Friday, March 4, 2011

Hezbollah’s weapons of mass disputation

In the wake of Saad Hariri’s speech on Monday in which he described Hezbollah’s arsenal as a national problem, it is apparent that March 14 has decided to pick a fight over the party’s weapons and indeed make this a cornerstone of its future political strategy.

There is deliberate ambiguity within March 14’s ranks. In his speech on the sixth anniversary of Rafik al-Hariri’s assassination, Samir Geagea, the head of the Lebanese Forces, reiterated his support for the implementation of UN Security Council Resolution 1559. The resolution does not differentiate between so-called weapons of resistance and other weapons outside the control of the state.

Saad Hariri and the Future Movement have been more ambiguous. While not disagreeing with Geagea, they have continued to declare the resistance “sacred,” focusing their criticism on how Hezbollah has turned its arms against other Lebanese. But this ambiguity conceals another: For as long as Hezbollah holds any weapons at all, Hariri and his acolytes have implied, the party will be tempted to deploy them against all those holding contrary political positions.

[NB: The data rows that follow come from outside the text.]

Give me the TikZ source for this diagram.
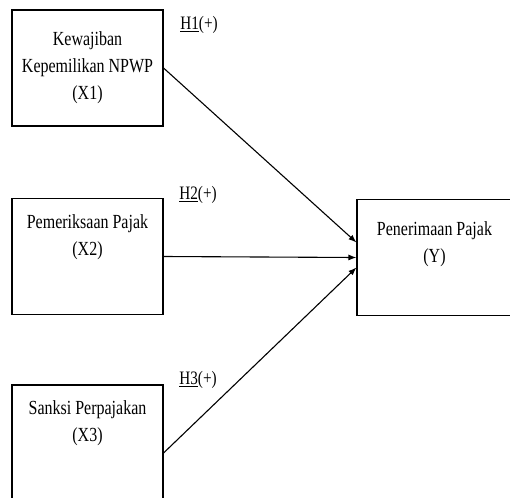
\documentclass[tikz,border=0pt]{standalone}
\usepackage{fontspec}
\setmainfont[FakeStretch=0.8]{Liberation Serif}
\usetikzlibrary{arrows.meta}

\begin{document}
\begin{tikzpicture}[x=1pt, y=-1pt, line width=1.1pt]

\clip (0,0) rectangle (510,497);

\tikzset{
    varbox/.style={draw, rectangle, minimum width=151pt, minimum height=116pt, inner sep=0pt},
    vartext/.style={align=center, font=\fontsize{20}{27}\selectfont},
    hyplabel/.style={font=\fontsize{19}{27}\selectfont}
}

\node[varbox] (x1box) at (87.5, 68) {};
\node[varbox] (x2box) at (87.5, 256.5) {};
\node[varbox] (x3box) at (87.5, 443) {};
\node[varbox, minimum width=155pt] (ybox) at (434.5, 257.5) {};

\node[vartext] (x1text) at (87.5, 68) {Kewajiban\\Kepemilikan NPWP\\(X1)};
\node[vartext] (x2text) at (87.5, 237.5) {Pemeriksaan Pajak\\(X2)};
\node[vartext] (x3text) at (87.5, 423.5) {Sanksi Perpajakan\\(X3)};
\node[vartext] (ytext) at (434.5, 244) {Penerimaan Pajak\\(Y)};

% Top arrow
\draw [-{Latex[length=8pt,width=6pt]}] (x1box.east) -- ([yshift=15pt]ybox.west);
% Middle arrow
\draw [-{Latex[length=8pt,width=6pt]}] (x2box.east) -- (ybox.west);
% Bottom arrow
\draw [-{Latex[length=8pt,width=6pt]}] ([yshift=-10pt]x3box.east) -- ([yshift=-10pt]ybox.west);

\node[hyplabel] (h1) at (199, 25) {\underline{H1}(+)};
\node[hyplabel] (h2) at (198, 195) {\underline{H2}(+)};
\node[hyplabel] (h3) at (198, 380) {\underline{H3}(+)};

\end{tikzpicture}
\end{document}
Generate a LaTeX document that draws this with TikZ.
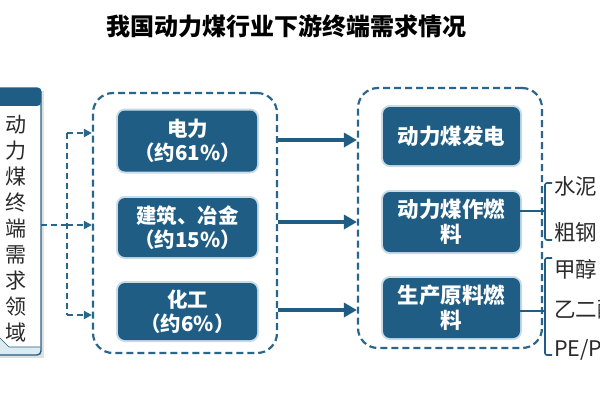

That’s unless agreement can be reached on preventing this, which is the essence of the approach now embraced by March 14. It appears that when Saad Hariri realized that the Special Tribunal for Lebanon was likely to accuse Hezbollah members, he saw an opening to use the opportunity as leverage to bolster the sovereignty of the Lebanese state, especially to give it a monopoly over the exercise of violence.

Last summer, Hezbollah’s secretary general, Hassan Nasrallah, disclosed that Hariri had approached him with an offer ahead of the tribunal’s probable indictment of Hezbollah members. Hariri and Nasrallah could together agree to blame supposed Hezbollah rogue elements of involvement in Rafik al-Hariri’s killing, the prime minister purportedly proposed, and in that way shield the party’s leadership. When Nasrallah asked just who might be identified as a rogue element, Hariri is said to have replied Imad Mugniyah.

This was Nasrallah’s version, so it must be taken with some question marks. However, there is a fundamental truth in that Hariri had an incentive to seek a quid pro quo. Interestingly, Nasrallah never revealed what its components would be. What might the prime minister have demanded in exchange for endorsing a narrative that Hezbollah’s leadership was innocent in the murder of his own father?

No one in the Future Movement has ever said so plainly, but it was always evident that in Hariri’s mind, as well as in that of the former prime minister, Fouad al-Siniora, who heads the prime minister’s parliamentary bloc, a deal would have to address weapons. And while neither Hariri nor Siniora appeared prepared to insist on the total disarmament of Hezbollah, it was a different matter when it came to the party’s domestic employment of arms. Had Nasrallah been willing to bargain with Hariri, we can guess that one of the prime minister’s principal stipulations would have been that Hezbollah present tangible guarantees not to turn its guns on other Lebanese.

We got an inkling of this last summer, following the fighting between Hezbollah and Ahbash gunmen in the Bourj Abi Haidar quarter of western Beirut. At the time, Hariri had floated the idea of demilitarizing the capital. In a meeting with Bashar al-Assad a few days later, however, the prime minister heard the Syrian president declare that while it was important to maintain calm in Lebanon, it was also necessary to protect the resistance. This was Assad’s way of telling Hariri that he should stay away from Hezbollah’s weapons.

Today, Hariri has no such constraints. Sources close to the March 14 leadership have indicated that the coalition will take a much firmer stance on weapons at their Martyrs’ Square gathering in just under two weeks, one that may involve asking for United Nations assistance. If this information is confirmed, it would mean that the former majority is preparing to internationalize the controversy over Hezbollah’s arms – or rather, is preparing to set up a domestic pole to echo and reinforce international requests that the party disarm.

The venture is risky, but it also goes to the core of Lebanon’s malaise in the six years since the Hariri assassination. A truly sovereign state cannot coexist with an independent armed militia that is, in many respects, stronger militarily than the state. Either the state must prevail or Hezbollah must. But it is an illusion to imagine that the logic of a state and the logic of a political-military organization whose very nature is that of an anti-state can be made compatible.

Saad Hariri’s decision to admit this is significant, after he had approved of formulas for the previous three governments that effectively sanctioned Hezbollah’s weapons. This transformation, like a possible tribunal indictment of party members, means we should brace for messy quarrels ahead in the divided Lebanese household.